→ Exercise details:
Skip the pictures. Set down, word for word, the lines from the start of the material up to and including the line with "const wallX = -0.5, backDx".

→ Collected material:

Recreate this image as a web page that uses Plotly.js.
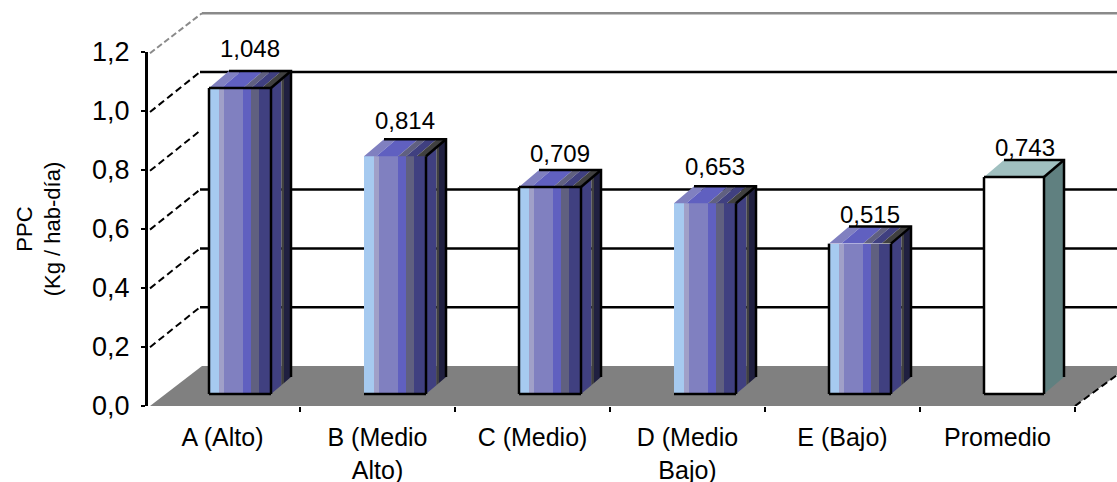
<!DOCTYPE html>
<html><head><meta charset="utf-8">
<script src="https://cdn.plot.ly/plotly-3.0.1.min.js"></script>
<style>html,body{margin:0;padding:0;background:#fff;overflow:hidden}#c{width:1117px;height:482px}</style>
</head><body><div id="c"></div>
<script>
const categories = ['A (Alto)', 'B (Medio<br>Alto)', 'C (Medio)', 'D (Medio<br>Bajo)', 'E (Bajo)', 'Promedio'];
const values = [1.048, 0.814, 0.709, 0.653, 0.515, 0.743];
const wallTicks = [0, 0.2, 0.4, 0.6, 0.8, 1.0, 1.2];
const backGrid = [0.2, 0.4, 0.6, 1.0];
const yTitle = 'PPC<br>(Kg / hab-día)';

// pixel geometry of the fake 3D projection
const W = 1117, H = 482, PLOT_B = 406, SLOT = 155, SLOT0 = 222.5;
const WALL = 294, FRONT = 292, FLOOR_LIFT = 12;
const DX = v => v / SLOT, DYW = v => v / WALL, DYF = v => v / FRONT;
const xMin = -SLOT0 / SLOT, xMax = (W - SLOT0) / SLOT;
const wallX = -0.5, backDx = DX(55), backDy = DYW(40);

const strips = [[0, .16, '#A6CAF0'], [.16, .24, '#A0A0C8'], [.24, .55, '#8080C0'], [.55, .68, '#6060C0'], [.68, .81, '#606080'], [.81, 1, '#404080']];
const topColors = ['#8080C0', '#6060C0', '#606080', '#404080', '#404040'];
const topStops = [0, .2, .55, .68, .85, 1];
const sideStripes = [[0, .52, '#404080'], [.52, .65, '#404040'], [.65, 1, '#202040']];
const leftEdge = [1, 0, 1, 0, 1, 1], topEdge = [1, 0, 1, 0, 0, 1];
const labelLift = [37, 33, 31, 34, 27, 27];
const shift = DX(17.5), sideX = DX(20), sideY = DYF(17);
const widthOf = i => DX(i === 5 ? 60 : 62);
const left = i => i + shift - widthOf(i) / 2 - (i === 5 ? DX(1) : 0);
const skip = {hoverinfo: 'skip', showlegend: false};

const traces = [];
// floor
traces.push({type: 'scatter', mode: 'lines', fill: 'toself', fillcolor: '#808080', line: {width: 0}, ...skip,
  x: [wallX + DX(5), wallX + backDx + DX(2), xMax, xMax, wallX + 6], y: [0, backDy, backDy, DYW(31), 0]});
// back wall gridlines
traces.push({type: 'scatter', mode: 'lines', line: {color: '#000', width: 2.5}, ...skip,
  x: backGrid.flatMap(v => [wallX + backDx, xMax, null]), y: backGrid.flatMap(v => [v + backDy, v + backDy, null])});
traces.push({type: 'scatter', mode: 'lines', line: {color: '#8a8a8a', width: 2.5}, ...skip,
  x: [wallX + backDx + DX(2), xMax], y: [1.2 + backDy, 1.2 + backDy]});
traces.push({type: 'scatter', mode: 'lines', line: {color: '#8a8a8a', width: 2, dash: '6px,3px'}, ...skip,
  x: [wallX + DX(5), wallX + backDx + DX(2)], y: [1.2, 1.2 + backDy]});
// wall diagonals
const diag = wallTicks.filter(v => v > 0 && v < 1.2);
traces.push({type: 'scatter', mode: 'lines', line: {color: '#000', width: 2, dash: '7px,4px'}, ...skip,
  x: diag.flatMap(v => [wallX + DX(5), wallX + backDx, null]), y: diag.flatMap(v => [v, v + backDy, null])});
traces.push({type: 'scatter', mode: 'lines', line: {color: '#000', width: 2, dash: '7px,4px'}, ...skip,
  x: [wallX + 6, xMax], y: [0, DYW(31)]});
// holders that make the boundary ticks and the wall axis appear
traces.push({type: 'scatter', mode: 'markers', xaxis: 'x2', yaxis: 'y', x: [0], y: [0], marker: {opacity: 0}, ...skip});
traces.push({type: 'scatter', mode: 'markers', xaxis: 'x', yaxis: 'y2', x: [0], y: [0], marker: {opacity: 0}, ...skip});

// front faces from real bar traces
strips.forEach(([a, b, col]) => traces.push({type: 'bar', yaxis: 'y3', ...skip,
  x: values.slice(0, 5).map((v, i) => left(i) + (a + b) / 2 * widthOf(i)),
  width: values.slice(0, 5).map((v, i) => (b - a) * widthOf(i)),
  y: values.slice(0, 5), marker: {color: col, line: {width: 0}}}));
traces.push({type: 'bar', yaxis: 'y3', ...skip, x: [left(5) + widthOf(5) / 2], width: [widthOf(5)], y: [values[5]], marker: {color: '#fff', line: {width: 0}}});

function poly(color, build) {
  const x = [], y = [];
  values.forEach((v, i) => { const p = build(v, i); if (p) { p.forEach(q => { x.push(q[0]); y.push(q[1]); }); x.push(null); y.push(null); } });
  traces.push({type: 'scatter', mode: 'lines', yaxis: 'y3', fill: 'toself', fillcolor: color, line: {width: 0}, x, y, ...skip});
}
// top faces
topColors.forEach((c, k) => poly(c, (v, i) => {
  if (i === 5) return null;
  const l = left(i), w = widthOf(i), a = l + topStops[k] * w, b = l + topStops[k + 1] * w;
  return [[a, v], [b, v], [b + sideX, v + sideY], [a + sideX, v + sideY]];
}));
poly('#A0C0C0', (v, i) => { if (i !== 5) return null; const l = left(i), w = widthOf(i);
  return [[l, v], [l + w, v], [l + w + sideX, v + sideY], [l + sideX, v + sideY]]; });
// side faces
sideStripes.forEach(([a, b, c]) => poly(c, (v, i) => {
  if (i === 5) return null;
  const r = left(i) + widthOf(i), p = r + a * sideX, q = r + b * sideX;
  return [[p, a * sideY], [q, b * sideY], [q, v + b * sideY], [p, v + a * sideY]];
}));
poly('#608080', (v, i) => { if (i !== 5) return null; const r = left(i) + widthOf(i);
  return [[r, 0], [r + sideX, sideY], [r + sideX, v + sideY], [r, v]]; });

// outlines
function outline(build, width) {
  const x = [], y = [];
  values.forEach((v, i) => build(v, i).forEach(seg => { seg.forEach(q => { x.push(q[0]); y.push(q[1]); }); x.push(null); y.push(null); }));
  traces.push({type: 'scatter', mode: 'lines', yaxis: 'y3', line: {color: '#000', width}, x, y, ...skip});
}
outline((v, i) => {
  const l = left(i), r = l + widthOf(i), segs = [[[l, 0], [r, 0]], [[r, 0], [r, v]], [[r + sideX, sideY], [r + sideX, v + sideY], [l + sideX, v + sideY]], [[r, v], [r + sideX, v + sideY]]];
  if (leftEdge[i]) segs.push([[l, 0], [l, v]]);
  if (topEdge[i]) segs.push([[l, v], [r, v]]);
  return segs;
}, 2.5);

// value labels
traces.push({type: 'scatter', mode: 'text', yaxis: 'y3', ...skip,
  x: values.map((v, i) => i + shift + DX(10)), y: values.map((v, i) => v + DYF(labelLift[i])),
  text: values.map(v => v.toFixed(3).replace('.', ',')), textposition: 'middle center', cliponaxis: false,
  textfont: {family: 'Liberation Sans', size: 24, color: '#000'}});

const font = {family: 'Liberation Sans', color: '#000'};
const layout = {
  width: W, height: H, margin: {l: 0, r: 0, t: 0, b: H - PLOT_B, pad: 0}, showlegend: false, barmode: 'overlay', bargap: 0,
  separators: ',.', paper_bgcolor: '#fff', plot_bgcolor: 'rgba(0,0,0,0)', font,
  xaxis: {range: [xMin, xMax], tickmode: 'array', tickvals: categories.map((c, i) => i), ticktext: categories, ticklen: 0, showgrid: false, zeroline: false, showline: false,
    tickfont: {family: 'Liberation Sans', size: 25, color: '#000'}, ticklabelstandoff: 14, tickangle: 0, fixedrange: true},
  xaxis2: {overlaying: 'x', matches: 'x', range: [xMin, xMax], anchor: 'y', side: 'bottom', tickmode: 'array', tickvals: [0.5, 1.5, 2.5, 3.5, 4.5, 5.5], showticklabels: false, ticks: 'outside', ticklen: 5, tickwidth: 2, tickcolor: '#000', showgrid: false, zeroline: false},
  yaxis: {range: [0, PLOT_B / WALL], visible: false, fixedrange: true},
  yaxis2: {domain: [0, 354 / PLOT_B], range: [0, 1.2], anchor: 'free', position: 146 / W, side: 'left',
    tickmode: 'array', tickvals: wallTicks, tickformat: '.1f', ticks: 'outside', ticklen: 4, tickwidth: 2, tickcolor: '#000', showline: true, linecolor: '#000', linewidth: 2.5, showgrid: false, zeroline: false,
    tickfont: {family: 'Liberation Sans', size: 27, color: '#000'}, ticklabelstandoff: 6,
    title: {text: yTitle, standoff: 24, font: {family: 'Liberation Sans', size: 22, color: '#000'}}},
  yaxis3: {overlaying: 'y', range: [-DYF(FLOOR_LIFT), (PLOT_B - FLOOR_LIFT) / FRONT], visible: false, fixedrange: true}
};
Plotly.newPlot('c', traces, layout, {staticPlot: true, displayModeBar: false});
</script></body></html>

→ Output below:
Recreate this image as a web page that uses Plotly.js.
<!DOCTYPE html>
<html><head><meta charset="utf-8">
<script src="https://cdn.plot.ly/plotly-3.0.1.min.js"></script>
<style>html,body{margin:0;padding:0;background:#fff;overflow:hidden}#c{width:1117px;height:482px}</style>
</head><body><div id="c"></div>
<script>
const categories = ['A (Alto)', 'B (Medio<br>Alto)', 'C (Medio)', 'D (Medio<br>Bajo)', 'E (Bajo)', 'Promedio'];
const values = [1.048, 0.814, 0.709, 0.653, 0.515, 0.743];
const wallTicks = [0, 0.2, 0.4, 0.6, 0.8, 1.0, 1.2];
const backGrid = [0.2, 0.4, 0.6, 1.0];
const yTitle = 'PPC<br>(Kg / hab-día)';

// pixel geometry of the fake 3D projection
const W = 1117, H = 482, PLOT_B = 406, SLOT = 155, SLOT0 = 222.5;
const WALL = 294, FRONT = 292, FLOOR_LIFT = 12;
const DX = v => v / SLOT, DYW = v => v / WALL, DYF = v => v / FRONT;
const xMin = -SLOT0 / SLOT, xMax = (W - SLOT0) / SLOT;
const wallX = -0.5, backDx = DX(55), backDy = DYW(40);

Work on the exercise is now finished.